━━━━━ Extracted entries ━━━━━

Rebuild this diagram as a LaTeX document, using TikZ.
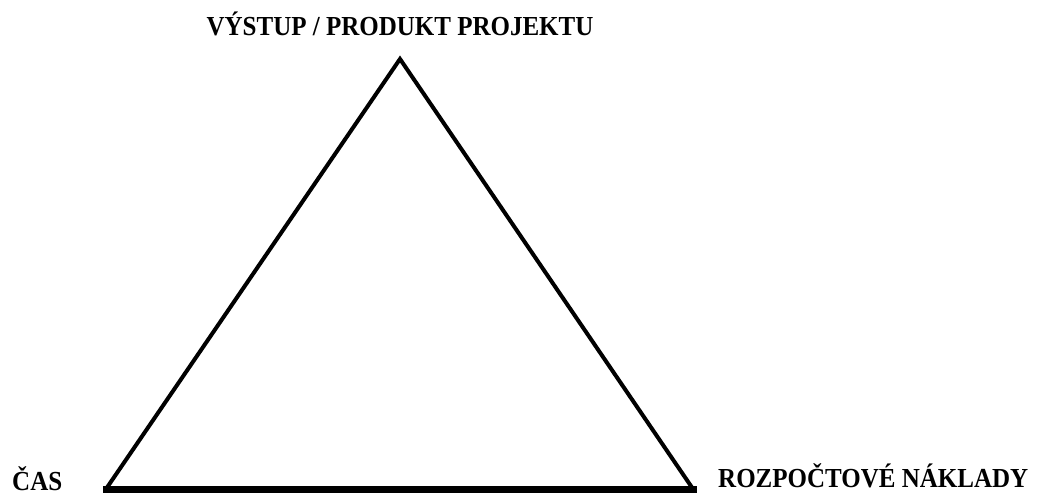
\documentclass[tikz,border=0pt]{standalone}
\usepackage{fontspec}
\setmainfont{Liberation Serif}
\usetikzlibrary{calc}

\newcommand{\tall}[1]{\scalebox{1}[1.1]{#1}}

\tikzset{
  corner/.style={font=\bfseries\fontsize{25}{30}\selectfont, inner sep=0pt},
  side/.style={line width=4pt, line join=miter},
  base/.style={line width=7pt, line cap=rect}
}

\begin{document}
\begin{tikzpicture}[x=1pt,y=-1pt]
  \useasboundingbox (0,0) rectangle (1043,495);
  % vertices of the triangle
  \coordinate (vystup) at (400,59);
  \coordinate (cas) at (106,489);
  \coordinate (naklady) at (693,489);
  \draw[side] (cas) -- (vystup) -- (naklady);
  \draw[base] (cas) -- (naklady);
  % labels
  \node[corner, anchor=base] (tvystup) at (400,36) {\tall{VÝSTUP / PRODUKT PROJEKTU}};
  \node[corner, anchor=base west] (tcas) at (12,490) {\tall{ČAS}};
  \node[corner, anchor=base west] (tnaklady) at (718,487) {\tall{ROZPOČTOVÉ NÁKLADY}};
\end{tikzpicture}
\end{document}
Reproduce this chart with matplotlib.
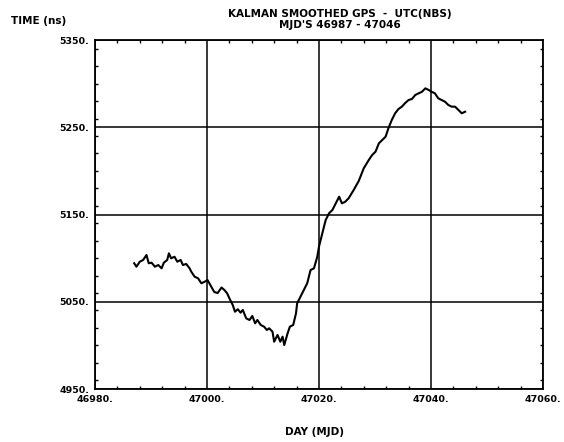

━━━━━

In your copy, repeat each record exactly and include no pictures.

Rebuild this diagram as a LaTeX document, using TikZ.
\documentclass[tikz,border=0pt]{standalone}
\usepackage{fontspec}
\setmainfont{Liberation Serif}
\usetikzlibrary{calc}

\newcommand{\tall}[1]{\scalebox{1}[1.1]{#1}}

\tikzset{
  corner/.style={font=\bfseries\fontsize{25}{30}\selectfont, inner sep=0pt},
  side/.style={line width=4pt, line join=miter},
  base/.style={line width=7pt, line cap=rect}
}

\begin{document}
\begin{tikzpicture}[x=1pt,y=-1pt]
  \useasboundingbox (0,0) rectangle (1043,495);
  % vertices of the triangle
  \coordinate (vystup) at (400,59);
  \coordinate (cas) at (106,489);
  \coordinate (naklady) at (693,489);
  \draw[side] (cas) -- (vystup) -- (naklady);
  \draw[base] (cas) -- (naklady);
  % labels
  \node[corner, anchor=base] (tvystup) at (400,36) {\tall{VÝSTUP / PRODUKT PROJEKTU}};
  \node[corner, anchor=base west] (tcas) at (12,490) {\tall{ČAS}};
  \node[corner, anchor=base west] (tnaklady) at (718,487) {\tall{ROZPOČTOVÉ NÁKLADY}};
\end{tikzpicture}
\end{document}
Reproduce this chart with matplotlib.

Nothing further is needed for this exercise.